Efficient and tunable narrowband second-harmonic generation by a large-area etchless lithium niobate metasurface

TL;DR

This paper presents a scalable lithium niobate metasurface with high efficiency narrowband second-harmonic generation enabled by quasi-bound states, tunable wavelength, and low pump intensity, suitable for integrated photonic applications.

Contribution

It introduces a large-area, etchless lithium niobate metasurface with optimized q-BIC modes for efficient, tunable narrowband SHG using scalable nanoimprint lithography.

Findings

Normalized SHG efficiency of 0.15% cm^2/GW achieved

SHG wavelength tunable from 870 to 920 nm

Low pump intensity enables continuous-wave SHG

Abstract

Optical resonances in nanostructures enable strong enhancement of nonlinear processes at the nanoscale, such as second-harmonic generation (SHG), with high-$Q$ modes providing intensified light--matter interactions and sharp spectral selectivity for applications in filtering, sensing, and nonlinear spectroscopy.

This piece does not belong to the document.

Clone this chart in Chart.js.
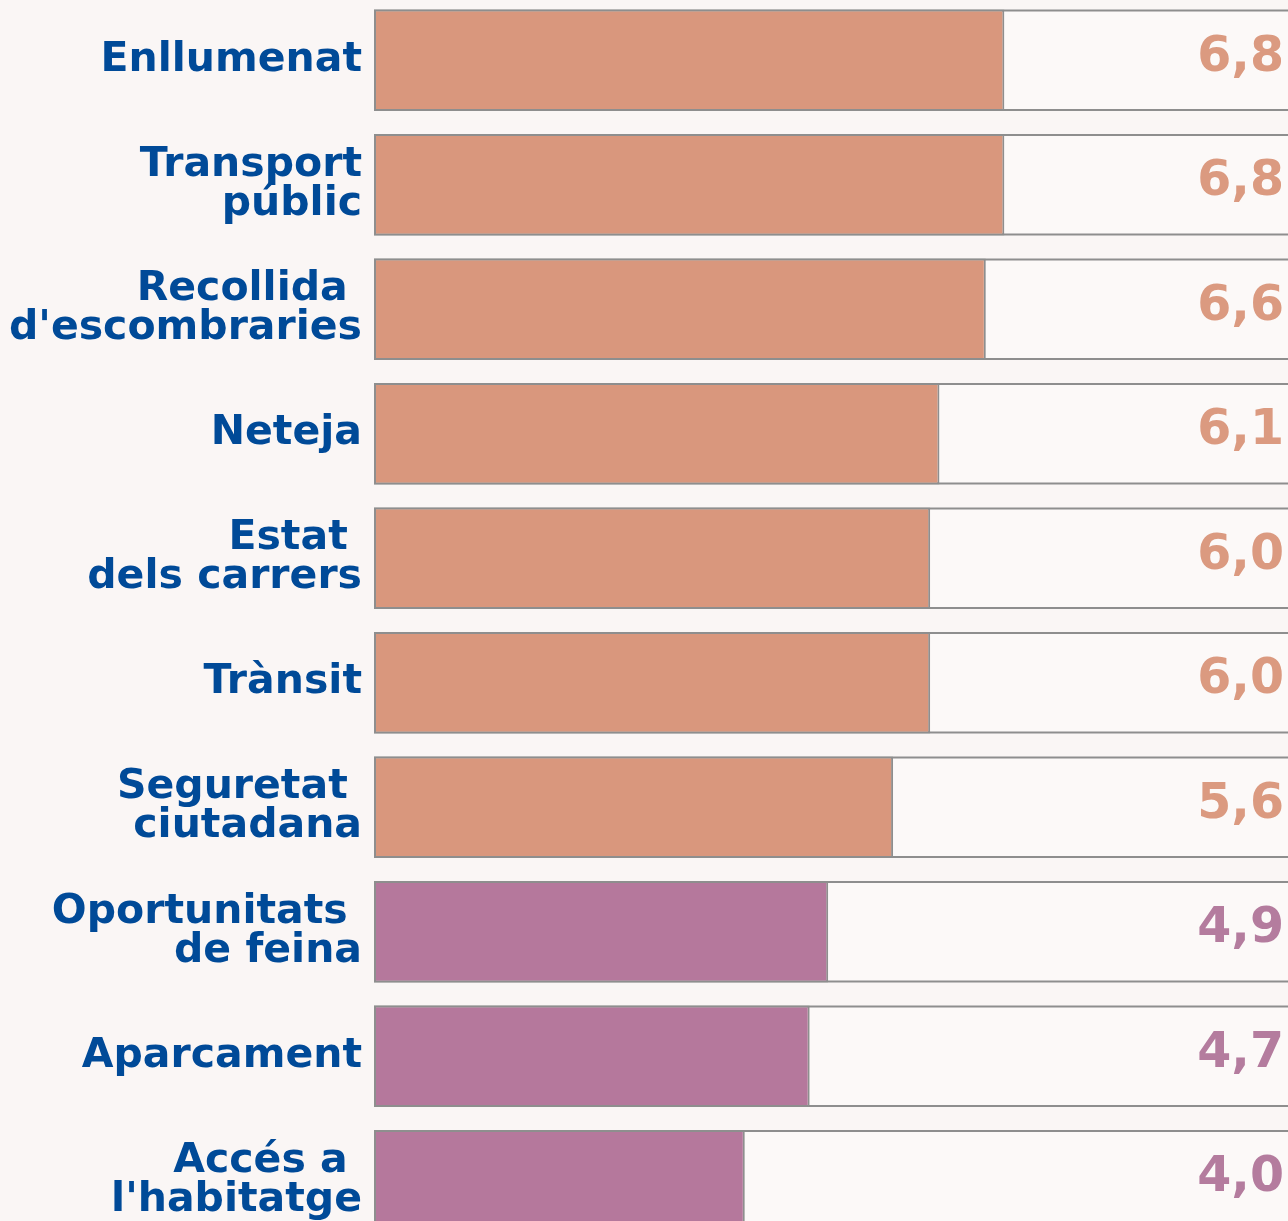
<!DOCTYPE html>
<html lang="ca">
<head>
    <meta charset="UTF-8" />
    <title>Valoració de serveis</title>
    <script src="https://cdn.jsdelivr.net/npm/chart.js"></script>
    <style>
        html, body { margin: 0; padding: 0; overflow: hidden; background: #faf6f5; }
        #chart { display: block; margin-top: -2px; }
    </style>
</head>
<body>
    <canvas id="chart" width="1288" height="1245" style="width:1288px;height:1245px;"></canvas>

    <script>
        const categories = [
            'Enllumenat',
            ['Transport', 'públic'],
            ['Recollida ', "d'escombraries"],
            'Neteja',
            ['Estat ', 'dels carrers'],
            'Trànsit',
            ['Seguretat ', 'ciutadana'],
            ['Oportunitats ', 'de feina'],
            'Aparcament',
            ['Accés a ', "l'habitatge"]
        ];
        const values = [6.8, 6.8, 6.6, 6.1, 6.0, 6.0, 5.6, 4.9, 4.7, 4.0];
        const valueLabels = ['6,8', '6,8', '6,6', '6,1', '6,0', '6,0', '5,6', '4,9', '4,7', '4,0'];
        const groups = ['high', 'high', 'high', 'high', 'high', 'high', 'high', 'low', 'low', 'low'];

        const fillColor = { high: '#d9977d', low: '#b5789c' };
        const textColor = { high: '#db9a80', low: '#b47c9e' };

        // gray-edged track behind every bar, running to the right edge
        const trackPlugin = {
            id: 'track',
            beforeDatasetsDraw(chart) {
                const ctx = chart.ctx;
                const meta = chart.getDatasetMeta(0);
                ctx.save();
                meta.data.forEach(bar => {
                    const top = bar.y - bar.height / 2;
                    ctx.fillStyle = '#fcf9f8';
                    ctx.fillRect(bar.base, top, chart.width - bar.base, bar.height);
                    ctx.strokeStyle = '#8e8e8e';
                    ctx.lineWidth = 2;
                    ctx.beginPath();
                    ctx.moveTo(bar.base, top + 1);
                    ctx.lineTo(chart.width, top + 1);
                    ctx.moveTo(bar.base, top + bar.height - 1);
                    ctx.lineTo(chart.width, top + bar.height - 1);
                    ctx.stroke();
                });
                ctx.restore();
            }
        };

        const valuePlugin = {
            id: 'values',
            afterDatasetsDraw(chart) {
                const ctx = chart.ctx;
                const meta = chart.getDatasetMeta(0);
                ctx.save();
                ctx.font = 'bold 49px "DejaVu Sans"';
                ctx.textAlign = 'right';
                ctx.textBaseline = 'middle';
                meta.data.forEach((bar, i) => {
                    ctx.fillStyle = textColor[groups[i]];
                    ctx.fillText(valueLabels[i], chart.width - 4, bar.y - 2);
                });
                ctx.restore();
            }
        };

        new Chart(document.getElementById('chart'), {
            type: 'bar',
            data: {
                labels: categories,
                datasets: [{
                    data: values,
                    backgroundColor: groups.map(g => fillColor[g]),
                    borderColor: '#8e8e8e',
                    borderWidth: 2,
                    borderSkipped: false,
                    barPercentage: 0.815,
                    categoryPercentage: 1
                }]
            },
            options: {
                indexAxis: 'y',
                responsive: false,
                animation: false,
                layout: { padding: 0 },
                plugins: {
                    legend: { display: false },
                    tooltip: { enabled: false }
                },
                scales: {
                    x: {
                        display: false,
                        min: 0,
                        max: 9.86
                    },
                    y: {
                        afterFit(scale) {
                            scale.width = 374;
                            scale.paddingTop = 0;
                            scale.paddingBottom = 0;
                        },
                        grid: { display: false, drawTicks: false },
                        border: { display: false },
                        ticks: {
                            padding: 12,
                            color: '#004a98',
                            font: { family: '"DejaVu Sans"', weight: 'bold', size: 41, lineHeight: 0.95 }
                        }
                    }
                }
            },
            plugins: [trackPlugin, valuePlugin]
        });
    </script>
</body>
</html>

Thanks to the recent advances in thin-film lithium niobate (TFLN) technology, these key features can be now translated to lithium niobate for realizing novel nanoscale nonlinear optical platforms. Here, we demonstrate a large-area metasurface, realized by scalable nanoimprint lithography, comprising a slanted titanium dioxide (TiO$_2$) nanograting on etchless TFLN for efficient narrowband SHG. This is enabled by the optimal coupling of quasi-bound state in the continuum (q-BIC) modes with a narrowband pulsed laser pump. The demonstrated normalized SHG efficiency is $0.15\%\,\mathrm{cm}^2/\mathrm{GW}$, which is among the largest reported for LN metasurfaces. The low pump peak intensity ($3.64~\mathrm{kW}/\mathrm{cm}^2$) employed, which enables SHG even by continuous-wave pumping, allows envisioning integrated and portable photonic applications. SHG wavelength tuning from $870$ to $920~\mathrm{nm}$ with stable output power as well as polarization control is also achieved by off-normal pump illumination. This versatile platform opens new opportunities for sensing, THz generation and detection, and ultrafast electro-optic modulation of nonlinear optical signals.